>> Start GIVEN DATA
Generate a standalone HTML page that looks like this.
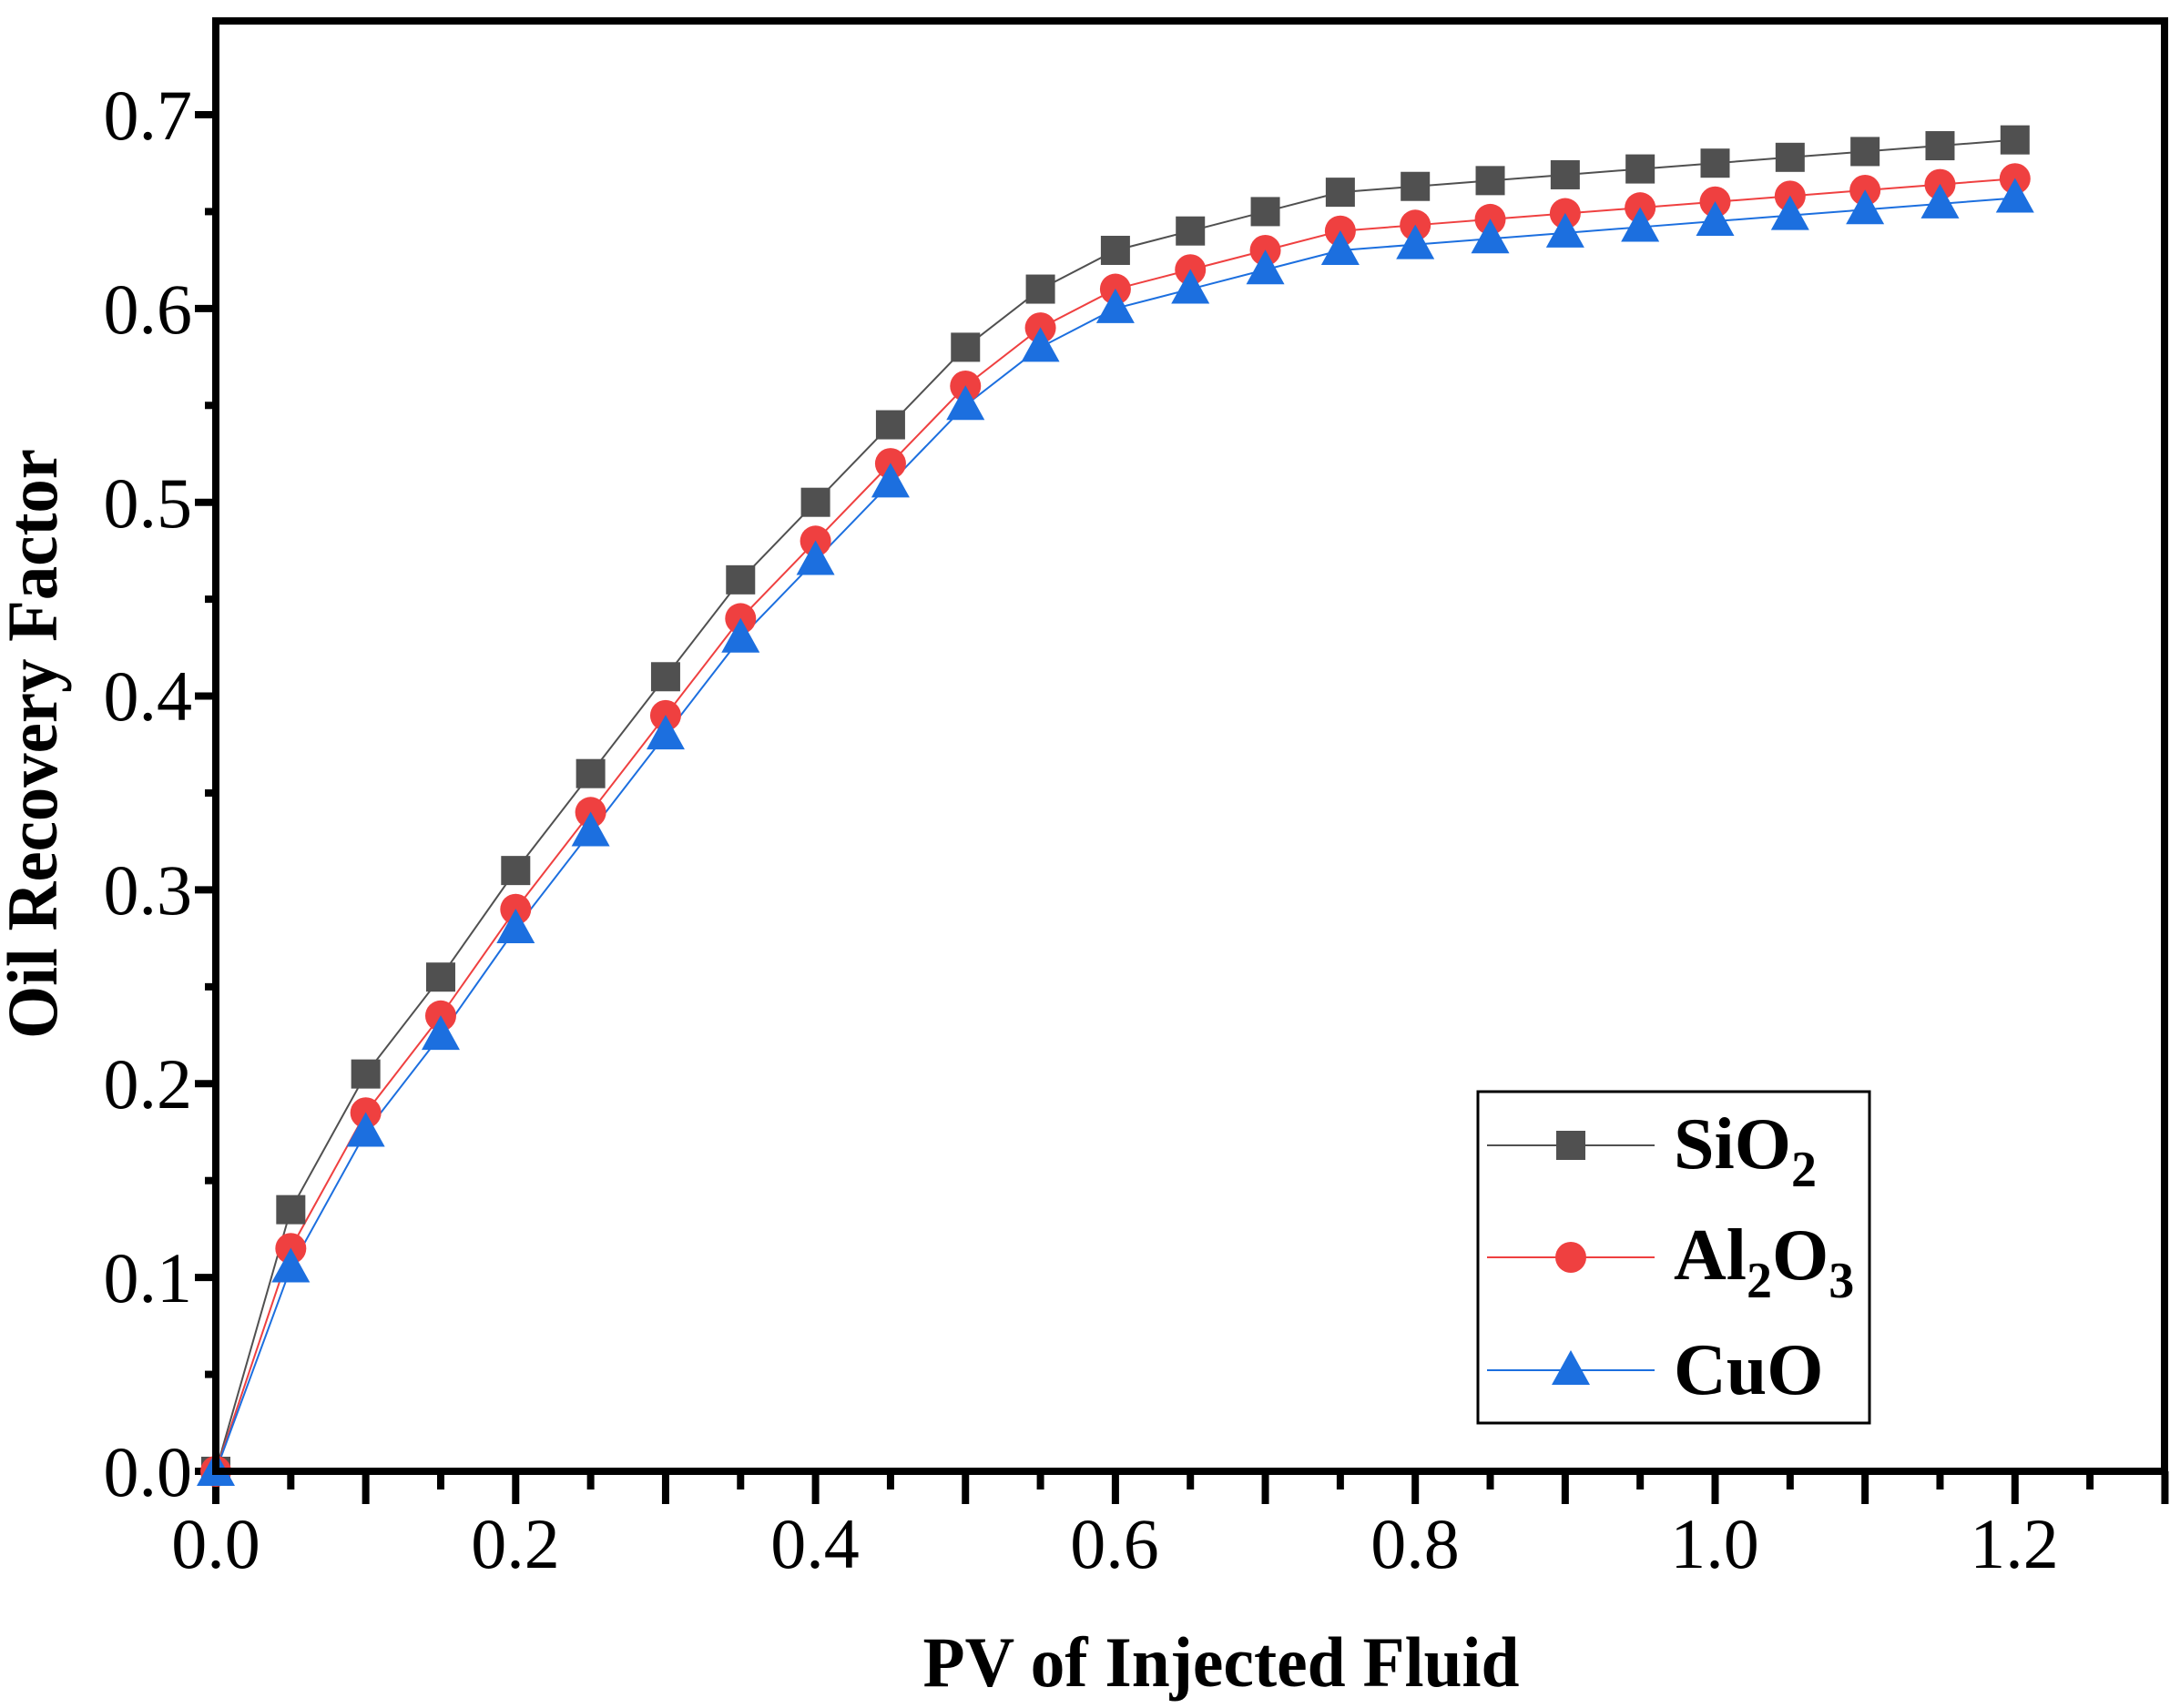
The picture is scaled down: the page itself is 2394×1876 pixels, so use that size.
<!DOCTYPE html>
<html><head><meta charset="utf-8"><style>body{margin:0;background:#fff}svg{display:block}</style></head>
<body>
<svg id="s" width="2394" height="1876" viewBox="0 0 2394 1876" xmlns="http://www.w3.org/2000/svg" font-family="Liberation Serif, serif">
<rect width="2394" height="1876" fill="#fff"/>
<g id="ticks" stroke="#000" stroke-width="8"></g>
<g id="data"></g>
<rect x="237" y="23" width="2140" height="1593" fill="none" stroke="#000" stroke-width="8"/>
<g font-size="78" text-anchor="end">
<text x="211" y="1643">0.0</text><text x="211" y="1430">0.1</text><text x="211" y="1217">0.2</text><text x="211" y="1004">0.3</text><text x="211" y="791">0.4</text><text x="211" y="579">0.5</text><text x="211" y="366">0.6</text><text x="211" y="153">0.7</text>
</g>
<g font-size="78" text-anchor="middle">
<text x="237" y="1722">0.0</text><text x="566" y="1722">0.2</text><text x="895" y="1722">0.4</text><text x="1224" y="1722">0.6</text><text x="1554" y="1722">0.8</text><text x="1883" y="1722">1.0</text><text x="2212" y="1722">1.2</text>
</g>
<text x="1341" y="1852" font-size="78" font-weight="bold" text-anchor="middle" textLength="655" lengthAdjust="spacingAndGlyphs">PV of Injected Fluid</text>
<text transform="translate(62,817) rotate(-90)" font-size="78" font-weight="bold" text-anchor="middle" textLength="648" lengthAdjust="spacingAndGlyphs">Oil Recovery Factor</text>
<rect x="1623" y="1199" width="430" height="364" fill="#fff" stroke="#000" stroke-width="3"/>
<line x1="1633" y1="1258" x2="1817" y2="1258" stroke="#505050" stroke-width="2"/>
<rect x="1709" y="1242" width="32" height="32" fill="#505050"/>
<line x1="1633" y1="1381" x2="1817" y2="1381" stroke="#EF4040" stroke-width="2"/>
<circle cx="1725" cy="1381" r="17" fill="#EF4040"/>
<line x1="1633" y1="1505" x2="1817" y2="1505" stroke="#1C6FDF" stroke-width="2"/>
<polygon points="1725,1483 1746,1521 1704,1521" fill="#1C6FDF"/>
<g font-size="80" font-weight="bold">
<text x="1838" y="1283">SiO<tspan font-size="56" dy="20">2</tspan></text>
<text x="1838" y="1405">Al<tspan font-size="56" dy="20">2</tspan><tspan dy="-20">O</tspan><tspan font-size="56" dy="20">3</tspan></text>
<text x="1838" y="1531">CuO</text>
</g>
</svg>
<script>
var ns="http://www.w3.org/2000/svg";
function X(v){return 237+v*1646.5;}function Y(v){return 1616-v*2128.6;}
function el(p,t,a){var e=document.createElementNS(ns,t);for(var k in a)e.setAttribute(k,a[k]);p.appendChild(e);return e;}
var tk=document.getElementById('ticks');
for(var i=0;i<=14;i++){var y=Y(i*0.05);el(tk,'line',{x1:237,x2:i%2?225:214,y1:y,y2:y});}
for(var i=0;i<=26;i++){var x=X(i*0.05);el(tk,'line',{x1:x,x2:x,y1:1616,y2:i%2?1636:1652});}
var S=[0,.135,.205,.255,.31,.36,.41,.46,.50,.54,.58,.61,.63,.64,.65,.66,.663,.666,.669,.672,.675,.678,.681,.684,.687];
var A=[0,.115,.185,.235,.29,.34,.39,.44,.48,.52,.56,.59,.61,.62,.63,.64,.643,.646,.649,.652,.655,.658,.661,.664,.667];
var C=[0,.105,.175,.225,.28,.33,.38,.43,.47,.51,.55,.58,.60,.61,.62,.63,.633,.636,.639,.642,.645,.648,.651,.654,.657];
var g=document.getElementById('data');
function line(d,c){el(g,'polyline',{points:d.map(function(v,i){return X(i*.05)+','+Y(v)}).join(' '),fill:'none',stroke:c,'stroke-width':2});}
line(S,'#505050');line(A,'#EF4040');line(C,'#1C6FDF');
S.forEach(function(v,i){el(g,'rect',{x:X(i*.05)-16,y:Y(v)-16,width:32,height:32,fill:'#505050'});});
A.forEach(function(v,i){el(g,'circle',{cx:X(i*.05),cy:Y(v),r:17,fill:'#EF4040'});});
C.forEach(function(v,i){var x=X(i*.05),y=Y(v);el(g,'polygon',{points:x+','+(y-22)+' '+(x+21)+','+(y+16)+' '+(x-21)+','+(y+16),fill:'#1C6FDF'});});
</script>
</body></html>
>> End GIVEN DATA
▶ **DIRECTIONS**
Each line of the material must be retyped exactly, except that images are omitted.

▶ **PROBLEM SOLUTION**
Generate a standalone HTML page that looks like this.
The picture is scaled down: the page itself is 2394×1876 pixels, so use that size.
<!DOCTYPE html>
<html><head><meta charset="utf-8"><style>body{margin:0;background:#fff}svg{display:block}</style></head>
<body>
<svg id="s" width="2394" height="1876" viewBox="0 0 2394 1876" xmlns="http://www.w3.org/2000/svg" font-family="Liberation Serif, serif">
<rect width="2394" height="1876" fill="#fff"/>
<g id="ticks" stroke="#000" stroke-width="8"></g>
<g id="data"></g>
<rect x="237" y="23" width="2140" height="1593" fill="none" stroke="#000" stroke-width="8"/>
<g font-size="78" text-anchor="end">
<text x="211" y="1643">0.0</text><text x="211" y="1430">0.1</text><text x="211" y="1217">0.2</text><text x="211" y="1004">0.3</text><text x="211" y="791">0.4</text><text x="211" y="579">0.5</text><text x="211" y="366">0.6</text><text x="211" y="153">0.7</text>
</g>
<g font-size="78" text-anchor="middle">
<text x="237" y="1722">0.0</text><text x="566" y="1722">0.2</text><text x="895" y="1722">0.4</text><text x="1224" y="1722">0.6</text><text x="1554" y="1722">0.8</text><text x="1883" y="1722">1.0</text><text x="2212" y="1722">1.2</text>
</g>
<text x="1341" y="1852" font-size="78" font-weight="bold" text-anchor="middle" textLength="655" lengthAdjust="spacingAndGlyphs">PV of Injected Fluid</text>
<text transform="translate(62,817) rotate(-90)" font-size="78" font-weight="bold" text-anchor="middle" textLength="648" lengthAdjust="spacingAndGlyphs">Oil Recovery Factor</text>
<rect x="1623" y="1199" width="430" height="364" fill="#fff" stroke="#000" stroke-width="3"/>
<line x1="1633" y1="1258" x2="1817" y2="1258" stroke="#505050" stroke-width="2"/>
<rect x="1709" y="1242" width="32" height="32" fill="#505050"/>
<line x1="1633" y1="1381" x2="1817" y2="1381" stroke="#EF4040" stroke-width="2"/>
<circle cx="1725" cy="1381" r="17" fill="#EF4040"/>
<line x1="1633" y1="1505" x2="1817" y2="1505" stroke="#1C6FDF" stroke-width="2"/>
<polygon points="1725,1483 1746,1521 1704,1521" fill="#1C6FDF"/>
<g font-size="80" font-weight="bold">
<text x="1838" y="1283">SiO<tspan font-size="56" dy="20">2</tspan></text>
<text x="1838" y="1405">Al<tspan font-size="56" dy="20">2</tspan><tspan dy="-20">O</tspan><tspan font-size="56" dy="20">3</tspan></text>
<text x="1838" y="1531">CuO</text>
</g>
</svg>
<script>
var ns="http://www.w3.org/2000/svg";
function X(v){return 237+v*1646.5;}function Y(v){return 1616-v*2128.6;}
function el(p,t,a){var e=document.createElementNS(ns,t);for(var k in a)e.setAttribute(k,a[k]);p.appendChild(e);return e;}
var tk=document.getElementById('ticks');
for(var i=0;i<=14;i++){var y=Y(i*0.05);el(tk,'line',{x1:237,x2:i%2?225:214,y1:y,y2:y});}
for(var i=0;i<=26;i++){var x=X(i*0.05);el(tk,'line',{x1:x,x2:x,y1:1616,y2:i%2?1636:1652});}
var S=[0,.135,.205,.255,.31,.36,.41,.46,.50,.54,.58,.61,.63,.64,.65,.66,.663,.666,.669,.672,.675,.678,.681,.684,.687];
var A=[0,.115,.185,.235,.29,.34,.39,.44,.48,.52,.56,.59,.61,.62,.63,.64,.643,.646,.649,.652,.655,.658,.661,.664,.667];
var C=[0,.105,.175,.225,.28,.33,.38,.43,.47,.51,.55,.58,.60,.61,.62,.63,.633,.636,.639,.642,.645,.648,.651,.654,.657];
var g=document.getElementById('data');
function line(d,c){el(g,'polyline',{points:d.map(function(v,i){return X(i*.05)+','+Y(v)}).join(' '),fill:'none',stroke:c,'stroke-width':2});}
line(S,'#505050');line(A,'#EF4040');line(C,'#1C6FDF');
S.forEach(function(v,i){el(g,'rect',{x:X(i*.05)-16,y:Y(v)-16,width:32,height:32,fill:'#505050'});});
A.forEach(function(v,i){el(g,'circle',{cx:X(i*.05),cy:Y(v),r:17,fill:'#EF4040'});});
C.forEach(function(v,i){var x=X(i*.05),y=Y(v);el(g,'polygon',{points:x+','+(y-22)+' '+(x+21)+','+(y+16)+' '+(x-21)+','+(y+16),fill:'#1C6FDF'});});
</script>
</body></html>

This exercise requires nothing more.